A Montreuil, un père ramène tout au temps et à l’absence. Il travaille sur des chantiers, quarantaine ou pas. De 7 h 30 à 18 heures, temps de trajet non compris. Son épouse fait des ménages dans les bureaux. Elle arrive tôt le matin avant le défilé des cravates et s’en va en début d’après-midi. Ce qui crée un vide en période d’urgence sanitaire. Leurs sept enfants ont de 12 à 26 ans, dont cinq garçons qui se partagent une seule chambre. Un seul ordinateur, trois téléviseurs, qui ne suffisent pas. Le père : «Ce n’est pas facile pour eux. Ils se battent, ils crient. C’est fatigant pour toute la famille. Des copains au travail ont "peur" de rentrer à la maison à cause du bruit.

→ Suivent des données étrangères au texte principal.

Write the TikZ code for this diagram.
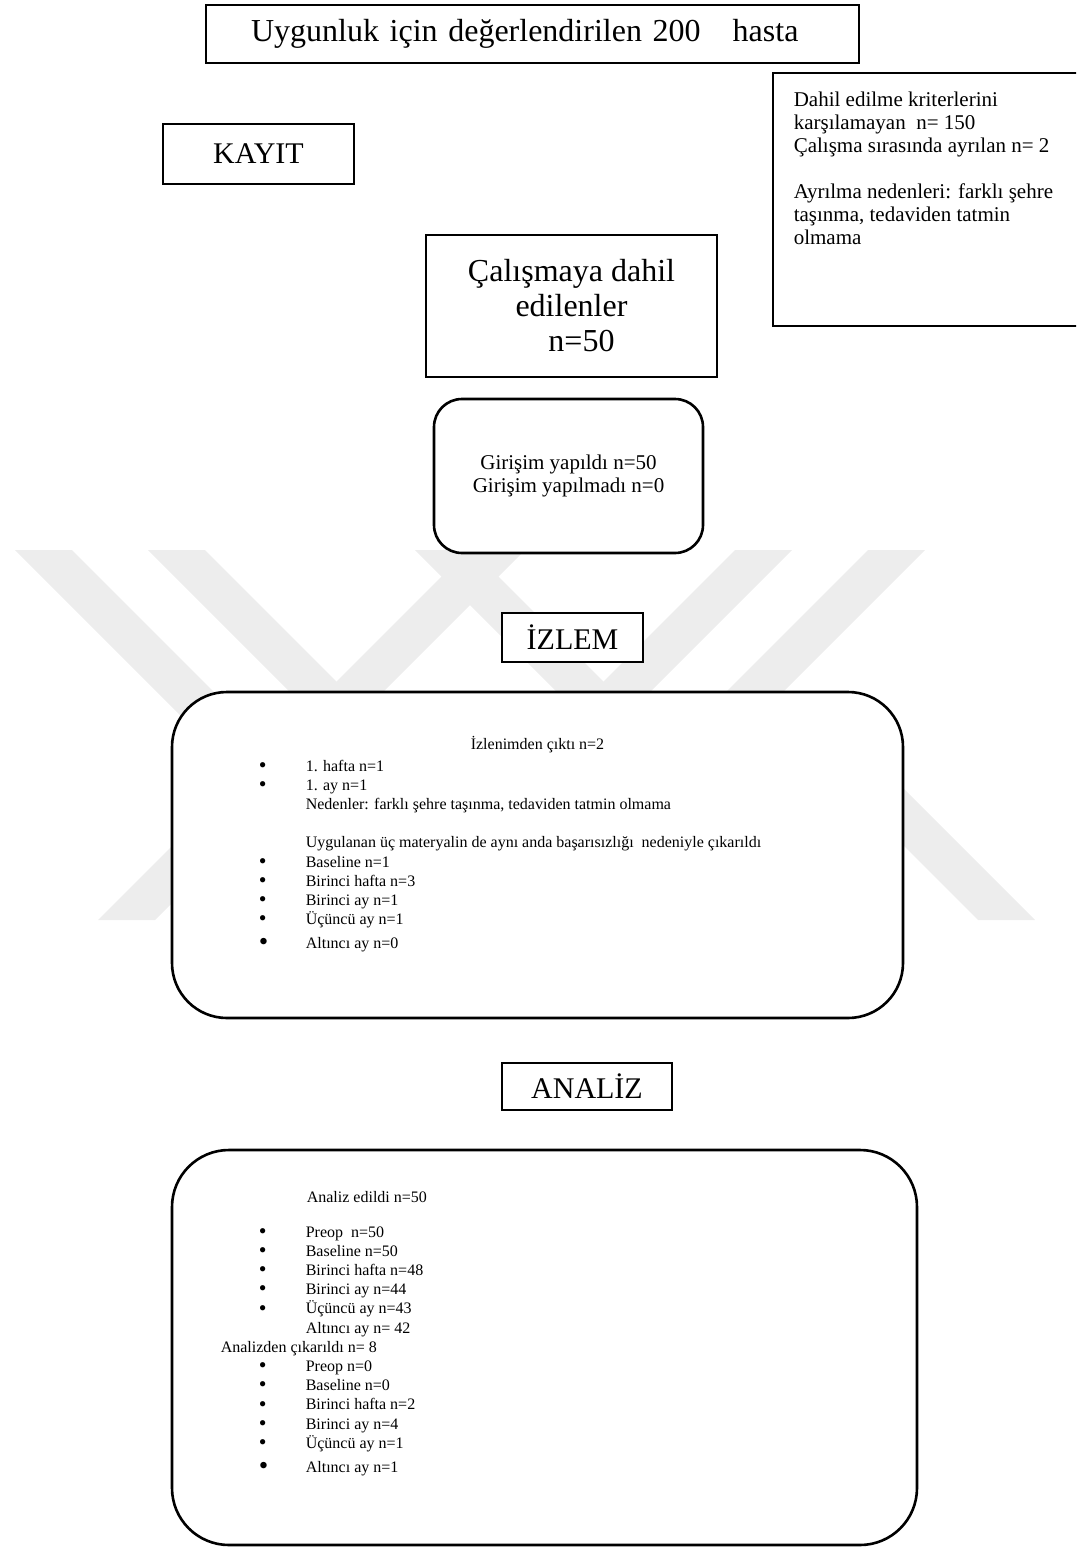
\documentclass[tikz,border=0pt]{standalone}
\usepackage{fontspec}
\setmainfont{Liberation Serif}

\newcommand{\blt}{\makebox[23.5pt][l]{\raisebox{-0.6pt}{\fontsize{11}{9.6}\selectfont •}}}
\newcommand{\bigblt}{\makebox[23.5pt][l]{\raisebox{-1pt}{\fontsize{13.5}{9.6}\selectfont •}}}
\newcommand{\nob}{\hspace*{23.5pt}}

\begin{document}
\begin{tikzpicture}[x=0.5pt, y=-0.5pt, thick]
        \tikzstyle{block} = [rectangle, draw, line width=1pt, fill=white, inner sep=0pt]
        \tikzstyle{roundblock} = [block, line width=1.3pt]
        \tikzstyle{heading} = [font=\fontsize{15}{18}\selectfont]
        \tikzstyle{body} = [font=\fontsize{10.5}{11.5}\selectfont]
        \tikzstyle{small} = [font=\fontsize{8}{9.6}\selectfont, align=left, inner sep=0pt]
        \tikzstyle{stripe} = [fill=black!7]

        \useasboundingbox (0,0) rectangle (1076,1547);
        \clip (0,0) rectangle (1076,1547);

        % watermark stripes behind the boxes
        \fill[stripe] (15,550) -- (72,550) -- (442,920) -- (385,920) -- cycle;
        \fill[stripe] (148,550) -- (205,550) -- (575,920) -- (518,920) -- cycle;
        \fill[stripe] (468,550) -- (525,550) -- (155,920) -- (98,920) -- cycle;
        \fill[stripe] (415,550) -- (472,550) -- (842,920) -- (785,920) -- cycle;
        \fill[stripe] (735,550) -- (792,550) -- (422,920) -- (365,920) -- cycle;
        \fill[stripe] (868,550) -- (925,550) -- (555,920) -- (498,920) -- cycle;
        \fill[stripe] (818,760) -- (875,760) -- (1035,920) -- (978,920) -- cycle;

        % enrolment
        \node [block, anchor=north west, minimum width=326.5pt, minimum height=29pt,
               text width=281.5pt, inner xsep=22.5pt, align=left,
               font=\fontsize{16}{18}\selectfont] (title) at (205,4)
              {Uygunluk için değerlendirilen 200\ \ \ hasta};
        \node [block, heading, minimum width=95.5pt, minimum height=30pt] (kayit) at (258.5,154) {KAYIT};
        \node [block, anchor=north west, minimum width=159pt, minimum height=126.5pt] (dahil) at (772,72) {};
        \node [body, anchor=north west, align=left, inner sep=0pt] (dahiltext) at (793,91)
              {Dahil edilme kriterlerini\\
               karşılamayan\ \ n= 150\\
               Çalışma sırasında ayrılan n= 2\\[11.5pt]
               Ayrılma nedenleri: farklı şehre\\
               taşınma, tedaviden tatmin\\
               olmama};
        \node [block, minimum width=145.5pt, minimum height=71pt, align=center,
               font=\fontsize{16}{17.5}\selectfont] (calisma) at (571.5,306)
              {Çalışmaya dahil\\edilenler\\\hspace*{10pt}n=50};
        \node [roundblock, body, rounded corners=14pt, minimum width=134.5pt, minimum height=77pt,
               align=center] (girisim) at (568.5,476)
              {Girişim yapıldı n=50\\Girişim yapılmadı n=0};

        % follow-up
        \node [block, heading, minimum width=70.5pt, minimum height=24.5pt] (izlem) at (572.5,637.5) {İZLEM};
        \node [roundblock, rounded corners=27.5pt, minimum width=365.5pt, minimum height=163pt] (izlembox) at (537.5,855) {};
        \node [small] (izlemhead) at (537.5,745) {İzlenimden çıktı n=2};
        \node [small, anchor=north west] (izlemlist) at (258,759)
              {\blt 1. hafta n=1\\
               \blt 1. ay n=1\\
               \nob Nedenler: farklı şehre taşınma, tedaviden tatmin olmama\\[9.6pt]
               \nob Uygulanan üç materyalin de aynı anda başarısızlığı\ \ nedeniyle çıkarıldı\\
               \blt Baseline n=1\\
               \blt Birinci hafta n=3\\
               \blt Birinci ay n=1\\
               \blt Üçüncü ay n=1\\[2.5pt]
               \bigblt Altıncı ay n=0};

        % analysis
        \node [block, heading, minimum width=85pt, minimum height=23.5pt] (analiz) at (587,1086.5) {ANALİZ};
        \node [roundblock, rounded corners=28.5pt, minimum width=372.5pt, minimum height=197.5pt] (analizbox) at (544.5,1347.5) {};
        \node [small, anchor=north west] (analizlist) at (220,1191)
              {\hspace*{43pt}Analiz edildi n=50\\[7.5pt]
               \hspace*{19pt}\blt Preop\ \ n=50\\
               \hspace*{19pt}\blt Baseline n=50\\
               \hspace*{19pt}\blt Birinci hafta n=48\\
               \hspace*{19pt}\blt Birinci ay n=44\\
               \hspace*{19pt}\blt Üçüncü ay n=43\\
               \hspace*{19pt}\nob Altıncı ay n= 42\\
               Analizden çıkarıldı n= 8\\
               \hspace*{19pt}\blt Preop n=0\\
               \hspace*{19pt}\blt Baseline n=0\\
               \hspace*{19pt}\blt Birinci hafta n=2\\
               \hspace*{19pt}\blt Birinci ay n=4\\
               \hspace*{19pt}\blt Üçüncü ay n=1\\[2.5pt]
               \hspace*{19pt}\bigblt Altıncı ay n=1};
\end{tikzpicture}
\end{document}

Mes deux grands sortent beaucoup, mais comment les surveiller ? On leur dit qu’il ne faut pas, ils me répondent oui, mais ils poussent la porte.» De retour du turbin, la mère s’occupe des repas et surveille les devoirs des plus jeunes. L’un des deux grands, sur un ton fataliste : «Je sais qu’on peut se contaminer en sortant mais je ne fais rien de mal. Je reste en bas, je fume ma clope, je papote. Et quand je rentre, je me lave bien les mains. C’est chaud de rester à la maison. Ça voudrait dire être dans son lit une journée entière. Je ne peux pas bouger chez moi, c’est trop petit. Mes deux petites sœurs sont dans leur chambre, elles s’occupent. Mes parents sont dans le salon, devant la télé, et nous, les garçons, tu penses qu’on peut rester à cinq dans la chambre ? C’est une prison.»